Task prompt: Repeat everything from the first line of the listing below through the line that contains "const outerR = 343, innerR", exactly. Leave out pictures.

Supplied information:
══════════

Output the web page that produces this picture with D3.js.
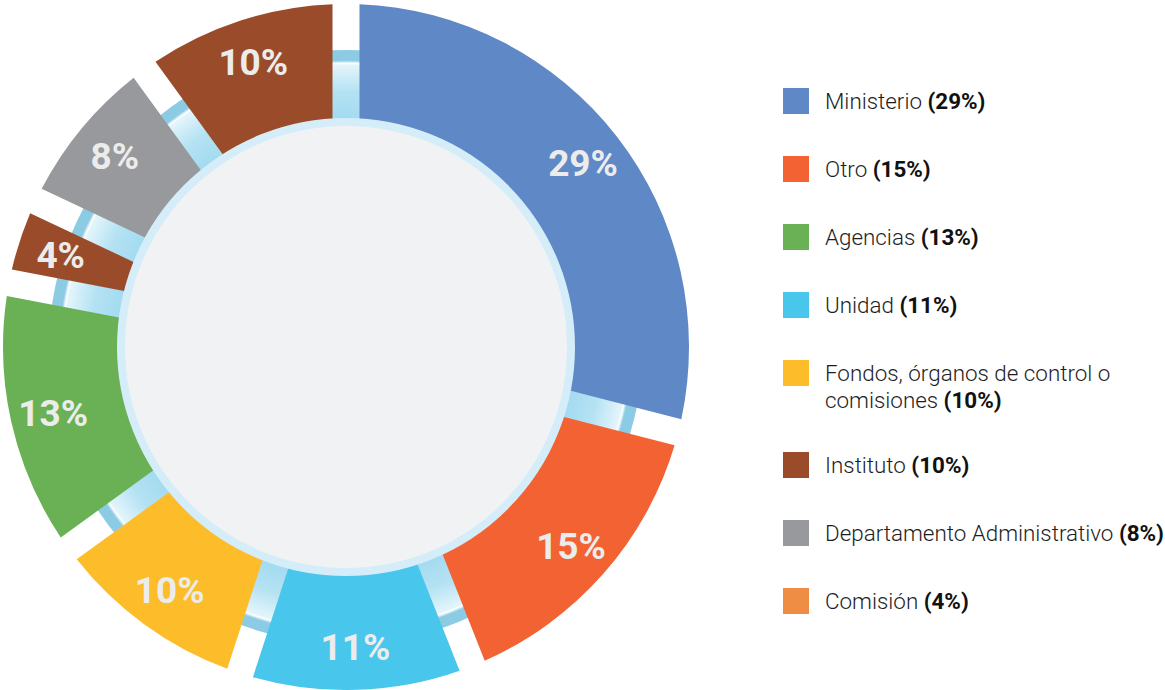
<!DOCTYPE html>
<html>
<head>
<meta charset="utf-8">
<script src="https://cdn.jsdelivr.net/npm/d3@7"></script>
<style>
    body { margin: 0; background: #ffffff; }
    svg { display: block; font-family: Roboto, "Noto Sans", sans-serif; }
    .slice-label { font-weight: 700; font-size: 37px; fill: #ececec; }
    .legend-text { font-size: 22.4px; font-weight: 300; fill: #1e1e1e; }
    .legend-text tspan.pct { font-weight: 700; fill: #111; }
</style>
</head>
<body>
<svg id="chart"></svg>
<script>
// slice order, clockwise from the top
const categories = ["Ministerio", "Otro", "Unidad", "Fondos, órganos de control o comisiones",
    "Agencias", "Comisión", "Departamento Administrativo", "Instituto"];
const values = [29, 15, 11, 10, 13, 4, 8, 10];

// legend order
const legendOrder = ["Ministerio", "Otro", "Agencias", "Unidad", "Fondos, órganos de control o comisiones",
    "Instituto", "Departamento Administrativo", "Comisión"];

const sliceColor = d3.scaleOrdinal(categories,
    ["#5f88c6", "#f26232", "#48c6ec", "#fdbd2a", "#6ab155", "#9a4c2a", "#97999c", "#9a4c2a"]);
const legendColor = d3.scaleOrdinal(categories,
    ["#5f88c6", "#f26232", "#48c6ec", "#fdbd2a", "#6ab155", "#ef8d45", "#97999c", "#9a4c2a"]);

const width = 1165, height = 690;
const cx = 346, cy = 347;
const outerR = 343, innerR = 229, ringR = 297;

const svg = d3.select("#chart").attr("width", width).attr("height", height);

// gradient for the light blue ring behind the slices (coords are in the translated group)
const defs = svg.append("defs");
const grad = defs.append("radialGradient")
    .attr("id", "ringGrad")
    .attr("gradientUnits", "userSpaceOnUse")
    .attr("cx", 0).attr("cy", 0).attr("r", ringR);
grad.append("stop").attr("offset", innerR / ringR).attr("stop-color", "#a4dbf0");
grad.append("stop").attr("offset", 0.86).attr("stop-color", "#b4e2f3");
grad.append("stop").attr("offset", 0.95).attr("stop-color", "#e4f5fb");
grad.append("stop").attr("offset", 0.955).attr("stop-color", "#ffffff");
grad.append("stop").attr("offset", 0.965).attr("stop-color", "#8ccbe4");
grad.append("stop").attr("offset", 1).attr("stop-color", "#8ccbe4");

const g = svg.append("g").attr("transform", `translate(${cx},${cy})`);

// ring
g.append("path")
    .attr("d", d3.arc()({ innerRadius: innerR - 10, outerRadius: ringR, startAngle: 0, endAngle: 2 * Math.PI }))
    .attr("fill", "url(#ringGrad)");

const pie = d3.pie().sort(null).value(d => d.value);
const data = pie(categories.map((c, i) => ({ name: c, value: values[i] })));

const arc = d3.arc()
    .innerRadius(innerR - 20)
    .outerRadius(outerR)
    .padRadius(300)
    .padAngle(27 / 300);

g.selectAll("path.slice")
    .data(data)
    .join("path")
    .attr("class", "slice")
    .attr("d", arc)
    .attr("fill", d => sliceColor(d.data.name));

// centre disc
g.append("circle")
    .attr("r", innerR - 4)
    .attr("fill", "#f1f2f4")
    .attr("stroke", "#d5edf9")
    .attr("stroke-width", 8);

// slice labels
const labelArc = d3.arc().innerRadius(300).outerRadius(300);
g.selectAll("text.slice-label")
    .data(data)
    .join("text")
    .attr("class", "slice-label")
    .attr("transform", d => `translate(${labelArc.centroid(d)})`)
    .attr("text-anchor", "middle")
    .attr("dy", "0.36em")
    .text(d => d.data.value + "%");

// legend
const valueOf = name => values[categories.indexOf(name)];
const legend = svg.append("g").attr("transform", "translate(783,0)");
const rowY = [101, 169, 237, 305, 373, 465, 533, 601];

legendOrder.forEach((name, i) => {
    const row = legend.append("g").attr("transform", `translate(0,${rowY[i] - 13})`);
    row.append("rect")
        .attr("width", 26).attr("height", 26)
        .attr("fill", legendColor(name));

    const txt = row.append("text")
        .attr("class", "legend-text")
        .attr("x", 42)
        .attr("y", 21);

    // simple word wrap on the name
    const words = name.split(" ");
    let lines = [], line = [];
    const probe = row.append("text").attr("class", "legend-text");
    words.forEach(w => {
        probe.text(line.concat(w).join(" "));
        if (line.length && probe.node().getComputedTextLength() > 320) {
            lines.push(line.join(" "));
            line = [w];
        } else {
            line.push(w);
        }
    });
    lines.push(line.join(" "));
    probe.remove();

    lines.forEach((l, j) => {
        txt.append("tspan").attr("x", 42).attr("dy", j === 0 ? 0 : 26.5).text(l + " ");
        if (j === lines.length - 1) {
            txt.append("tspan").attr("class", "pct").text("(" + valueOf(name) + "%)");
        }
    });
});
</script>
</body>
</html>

══════════

Output below:
Output the web page that produces this picture with D3.js.
<!DOCTYPE html>
<html>
<head>
<meta charset="utf-8">
<script src="https://cdn.jsdelivr.net/npm/d3@7"></script>
<style>
    body { margin: 0; background: #ffffff; }
    svg { display: block; font-family: Roboto, "Noto Sans", sans-serif; }
    .slice-label { font-weight: 700; font-size: 37px; fill: #ececec; }
    .legend-text { font-size: 22.4px; font-weight: 300; fill: #1e1e1e; }
    .legend-text tspan.pct { font-weight: 700; fill: #111; }
</style>
</head>
<body>
<svg id="chart"></svg>
<script>
// slice order, clockwise from the top
const categories = ["Ministerio", "Otro", "Unidad", "Fondos, órganos de control o comisiones",
    "Agencias", "Comisión", "Departamento Administrativo", "Instituto"];
const values = [29, 15, 11, 10, 13, 4, 8, 10];

// legend order
const legendOrder = ["Ministerio", "Otro", "Agencias", "Unidad", "Fondos, órganos de control o comisiones",
    "Instituto", "Departamento Administrativo", "Comisión"];

const sliceColor = d3.scaleOrdinal(categories,
    ["#5f88c6", "#f26232", "#48c6ec", "#fdbd2a", "#6ab155", "#9a4c2a", "#97999c", "#9a4c2a"]);
const legendColor = d3.scaleOrdinal(categories,
    ["#5f88c6", "#f26232", "#48c6ec", "#fdbd2a", "#6ab155", "#ef8d45", "#97999c", "#9a4c2a"]);

const width = 1165, height = 690;
const cx = 346, cy = 347;
const outerR = 343, innerR = 229, ringR = 297;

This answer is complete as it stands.